Given data –
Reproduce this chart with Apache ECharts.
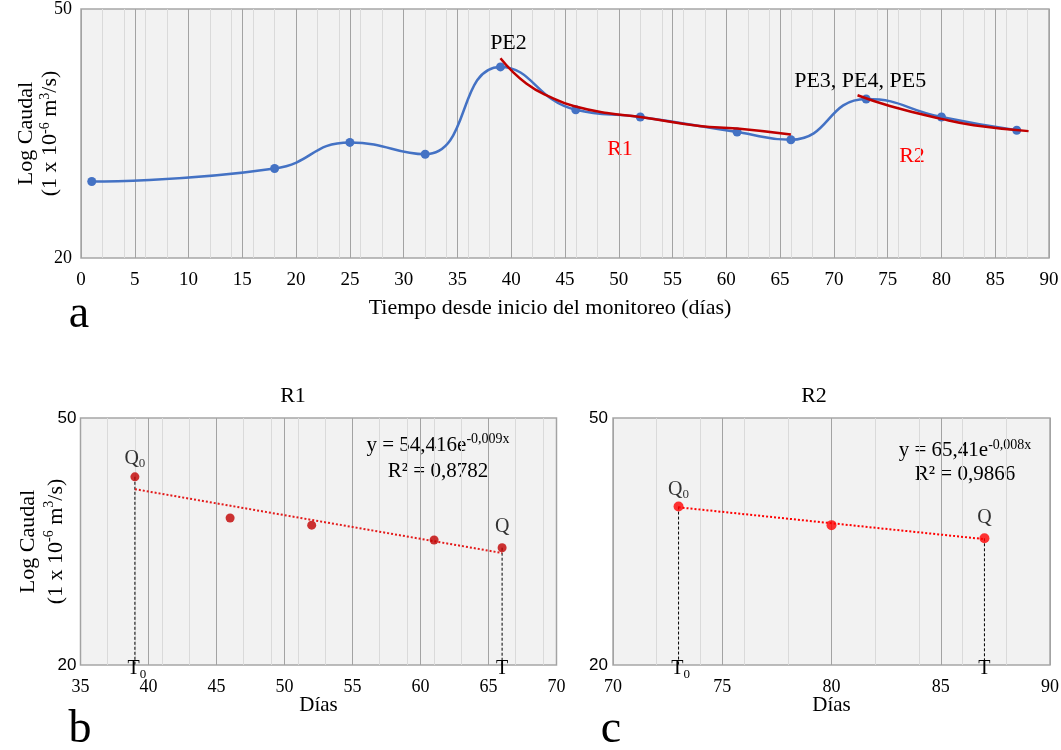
<!DOCTYPE html>
<html>
<head>
<meta charset="utf-8">
<script src="https://cdn.jsdelivr.net/npm/echarts@6/dist/echarts.min.js"></script>
<style>
  html, body { margin: 0; padding: 0; background: #ffffff; }
  #chart { width: 1061px; height: 750px; }
</style>
</head>
<body>
<div id="chart"></div>
<script>
// Hydrograph: days since start of monitoring and discharge (1e-6 m3/s)
const dias = [1, 18, 25, 32, 39, 46, 52, 61, 66, 73, 80, 87];
const caudal = [26.5, 27.8, 30.6, 29.3, 40.4, 34.5, 33.6, 31.8, 30.9, 35.9, 33.6, 32.0];
// peak event labels (index in dias)
const picoIdx = [4, 9];
const picoTxt = ['PE2', 'PE3, PE4, PE5'];

// recession curves over the hydrograph
const curvaR1Dias = [39, 41.4, 43.9, 45.8, 48.9, 52, 57.5, 61, 66];
const curvaR1Caudal = [41.7, 38.0, 36.0, 35.0, 34.1, 33.6, 32.5, 32.2, 31.5];
const curvaR2Dias = [72.2, 75.2, 79.9, 83, 88.1];
const curvaR2Caudal = [36.4, 35.0, 33.4, 32.6, 31.9];

// recession R1
const diasR1 = [39, 46, 52, 61, 66];
const caudalR1 = [40.2, 34.5, 33.6, 31.8, 30.9];
const tendR1Dias = [39, 66];
const tendR1Caudal = [38.4, 30.3];

// recession R2
const diasR2 = [73, 80, 87];
const caudalR2 = [36.0, 33.6, 32.0];
const tendR2Dias = [73, 87];
const tendR2Caudal = [35.9, 31.9];

// axis ticks
const yTicks = [20, 50];
const xRangeA = [0, 90];
const xRangeB = [35, 70];
const xRangeC = [70, 90];

const SERIF = 'Liberation Serif';
const SANS = 'Liberation Sans';

const pairs = (xs, ys) => xs.map((x, i) => [x, ys[i]]);

// rich styles for sub/superscripts
const subRich = (size) => ({
  q: { fontFamily: SERIF, fontSize: size, lineHeight: 24, color: '#000' },
  s: { fontFamily: SERIF, fontSize: 13, lineHeight: 13, padding: [11, 0, 0, 0], verticalAlign: 'top', color: '#000' }
});
const nameRich = (lh) => ({
  n: { fontFamily: SERIF, fontSize: 22, lineHeight: lh, color: '#000' },
  s: { fontFamily: SERIF, fontSize: 14, lineHeight: 14, padding: [0, 0, lh - 14, 0], verticalAlign: 'top', color: '#000' }
});
const yName = '{n|Log Caudal}\n{n|(1 x 10}{s|-6}{n| m}{s|3}{n|/s)}';

function gridBox(left, top, width, height) {
  return {
    left, top, width, height, show: true, z: 0,
    outerBoundsMode: 'none', containLabel: false,
    backgroundColor: '#F2F2F2', borderColor: '#A6A6A6', borderWidth: 1.5
  };
}

function xPair(gridIndex, range, fontSize, name, nameGap, namePad) {
  const major = {
    type: 'value', gridIndex, min: range[0], max: range[1], interval: 5, z: 2,
    position: 'bottom',
    axisLine: { show: false }, axisTick: { show: false },
    axisLabel: { fontFamily: SERIF, fontSize, color: '#000', margin: 13 },
    splitLine: { show: true, lineStyle: { color: '#A3A3A3', width: 1 } },
    name, nameLocation: 'middle', nameGap, nameMoveOverlap: false,
    nameTextStyle: { fontFamily: SERIF, fontSize: name.length > 10 ? 22 : 21, color: '#000', padding: namePad }
  };
  const minor = {
    type: 'value', gridIndex, min: range[0], max: range[1], interval: 2, z: 1,
    position: 'top',
    axisLine: { show: false }, axisTick: { show: false }, axisLabel: { show: false },
    splitLine: { show: true, lineStyle: { color: '#DADADA', width: 1 } }
  };
  return [major, minor];
}

function yAxisLog(gridIndex, fontFamily, fontSize, margin, lh, gap) {
  return {
    type: 'log', logBase: 10, gridIndex, min: yTicks[0], max: yTicks[1],
    axisLine: { show: false }, axisTick: { show: false },
    splitLine: { show: false },
    axisLabel: { customValues: yTicks, fontFamily, fontSize, color: '#000', margin },
    name: yName, nameLocation: 'middle', nameRotate: 90, nameGap: gap, nameMoveOverlap: false,
    nameTextStyle: { fontFamily: SERIF, fontSize: 22, lineHeight: lh, color: '#000', rich: nameRich(lh) }
  };
}

// hydrograph points with peak labels
const hidroData = dias.map((d, i) => {
  const item = { value: [d, caudal[i]] };
  const k = picoIdx.indexOf(i);
  if (k >= 0) {
    item.label = {
      show: true, formatter: picoTxt[k], position: 'top', distance: 5,
      offset: k === 0 ? [8, -3] : [-6, 3],
      fontFamily: SERIF, fontSize: 22, color: '#000'
    };
  }
  return item;
});

function pointsWithQ(xs, ys, dists) {
  return xs.map((x, i) => {
    const item = { value: [x, ys[i]] };
    if (i === 0 || i === xs.length - 1) {
      item.label = {
        show: true, position: 'top', distance: i === 0 ? dists[0] : dists[1],
        formatter: i === 0 ? '{q|Q}{s|0}' : '{q|Q}',
        rich: subRich(20)
      };
    }
    return item;
  });
}

function dropLine(x, y, xAxisIndex, yAxisIndex, txt, offset) {
  return {
    type: 'line', xAxisIndex, yAxisIndex, z: 3,
    symbol: 'circle', symbolSize: 2, showSymbol: true,
    itemStyle: { color: 'rgba(0,0,0,0)' },
    lineStyle: { color: '#000', width: 1, type: [3, 2] },
    data: [
      { value: [x, y] },
      { value: [x, yTicks[0]], label: { show: true, position: 'inside', offset, formatter: txt, rich: subRich(20) } }
    ]
  };
}

const chart = echarts.init(document.getElementById('chart'), null, { renderer: 'canvas' });

const option = {
  animation: false,
  backgroundColor: '#ffffff',
  grid: [
    gridBox(81, 9, 968, 249),
    gridBox(80.5, 418, 476, 247),
    gridBox(613, 418, 437, 247)
  ],
  xAxis: [
    ...xPair(0, xRangeA, 19, 'Tiempo desde inicio del monitoreo (días)', 39, [0, 30, 0, 0]),
    ...xPair(1, xRangeB, 18, 'Días', 30, 0),
    ...xPair(2, xRangeC, 18, 'Días', 30, 0)
  ],
  yAxis: [
    yAxisLog(0, SERIF, 18, 9, 24, 19),
    yAxisLog(1, SANS, 17, 4, 28, 10),
    { ...yAxisLog(2, SANS, 17, 5, 28, 10), name: '' }
  ],
  series: [
    {
      type: 'line', xAxisIndex: 0, yAxisIndex: 0, z: 3,
      smooth: true, symbol: 'circle', symbolSize: 9,
      itemStyle: { color: '#4472C4' },
      lineStyle: { color: '#4472C4', width: 2.5 },
      data: hidroData
    },
    {
      type: 'line', xAxisIndex: 0, yAxisIndex: 0, z: 4,
      smooth: true, showSymbol: false,
      lineStyle: { color: '#C00000', width: 2.5 },
      data: pairs(curvaR1Dias, curvaR1Caudal)
    },
    {
      type: 'line', xAxisIndex: 0, yAxisIndex: 0, z: 4,
      smooth: true, showSymbol: false,
      lineStyle: { color: '#C00000', width: 2.5 },
      data: pairs(curvaR2Dias, curvaR2Caudal)
    },
    // R1 panel
    dropLine(diasR1[0], caudalR1[0], 2, 1, '{q|T}{s|0}', [2, 4]),
    dropLine(diasR1[diasR1.length - 1], caudalR1[caudalR1.length - 1], 2, 1, '{q|T}', [0, 4]),
    {
      type: 'line', xAxisIndex: 2, yAxisIndex: 1, z: 3,
      showSymbol: false,
      lineStyle: { color: '#E31A1A', width: 2, type: [2, 2] },
      data: pairs(tendR1Dias, tendR1Caudal)
    },
    {
      type: 'scatter', xAxisIndex: 2, yAxisIndex: 1, z: 5,
      symbolSize: 9, itemStyle: { color: '#C00000' },
      data: pointsWithQ(diasR1, caudalR1, [2, 4])
    },
    // R2 panel
    dropLine(diasR2[0], caudalR2[0], 4, 2, '{q|T}{s|0}', [2, 4]),
    dropLine(diasR2[diasR2.length - 1], caudalR2[caudalR2.length - 1], 4, 2, '{q|T}', [0, 4]),
    {
      type: 'line', xAxisIndex: 4, yAxisIndex: 2, z: 3,
      showSymbol: false,
      lineStyle: { color: '#FF0000', width: 2, type: [2, 2] },
      data: pairs(tendR2Dias, tendR2Caudal)
    },
    {
      type: 'scatter', xAxisIndex: 4, yAxisIndex: 2, z: 5,
      symbolSize: 10, itemStyle: { color: '#FF0000' },
      data: pointsWithQ(diasR2, caudalR2, [0, 4])
    }
  ],
  graphic: [
    // curve names on the hydrograph
    { type: 'text', x: 620, y: 149, style: { text: 'R1', fontFamily: SERIF, fontSize: 22, fill: '#FF0000', align: 'center', verticalAlign: 'middle' } },
    { type: 'text', x: 912, y: 156, style: { text: 'R2', fontFamily: SERIF, fontSize: 22, fill: '#FF0000', align: 'center', verticalAlign: 'middle' } },
    // panel titles
    { type: 'text', x: 293, y: 396, style: { text: 'R1', fontFamily: SERIF, fontSize: 22, fill: '#000', align: 'center', verticalAlign: 'middle' } },
    { type: 'text', x: 814, y: 396, style: { text: 'R2', fontFamily: SERIF, fontSize: 22, fill: '#000', align: 'center', verticalAlign: 'middle' } },
    // fitted equations
    {
      type: 'text', x: 438, y: 458,
      style: {
        text: '{m|y = 54,416e}{s|-0,009x}\n{m|R² = 0,8782}',
        align: 'center', verticalAlign: 'middle', fill: '#000', fontFamily: SERIF, fontSize: 21,
        rich: {
          m: { fontFamily: SERIF, fontSize: 21, lineHeight: 26, fill: '#000' },
          s: { fontFamily: SERIF, fontSize: 14, lineHeight: 14, padding: [0, 0, 12, 0], verticalAlign: 'top', fill: '#000' }
        }
      }
    },
    {
      type: 'text', x: 965, y: 462,
      style: {
        text: '{m|y = 65,41e}{s|-0,008x}\n{m|R² = 0,9866}',
        align: 'center', verticalAlign: 'middle', fill: '#000', fontFamily: SERIF, fontSize: 21,
        rich: {
          m: { fontFamily: SERIF, fontSize: 21, lineHeight: 24, fill: '#000' },
          s: { fontFamily: SERIF, fontSize: 14, lineHeight: 14, padding: [0, 0, 10, 0], verticalAlign: 'top', fill: '#000' }
        }
      }
    },
    // panel letters
    { type: 'text', x: 79, y: 315, style: { text: 'a', fontFamily: SERIF, fontSize: 46, fill: '#000', align: 'center', verticalAlign: 'middle' } },
    { type: 'text', x: 80, y: 730, style: { text: 'b', fontFamily: SERIF, fontSize: 46, fill: '#000', align: 'center', verticalAlign: 'middle' } },
    { type: 'text', x: 611, y: 730, style: { text: 'c', fontFamily: SERIF, fontSize: 46, fill: '#000', align: 'center', verticalAlign: 'middle' } }
  ]
};

chart.setOption(option);
</script>
</body>
</html>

Problem to solve – From the top of the listing above, repeat each line exactly until you reach the line containing "const picoTxt = ['PE2', 'PE3, PE4, PE5'];", and repeat that one too. Leave the pictures out.

Result of the task –
Reproduce this chart with Apache ECharts.
<!DOCTYPE html>
<html>
<head>
<meta charset="utf-8">
<script src="https://cdn.jsdelivr.net/npm/echarts@6/dist/echarts.min.js"></script>
<style>
  html, body { margin: 0; padding: 0; background: #ffffff; }
  #chart { width: 1061px; height: 750px; }
</style>
</head>
<body>
<div id="chart"></div>
<script>
// Hydrograph: days since start of monitoring and discharge (1e-6 m3/s)
const dias = [1, 18, 25, 32, 39, 46, 52, 61, 66, 73, 80, 87];
const caudal = [26.5, 27.8, 30.6, 29.3, 40.4, 34.5, 33.6, 31.8, 30.9, 35.9, 33.6, 32.0];
// peak event labels (index in dias)
const picoIdx = [4, 9];
const picoTxt = ['PE2', 'PE3, PE4, PE5'];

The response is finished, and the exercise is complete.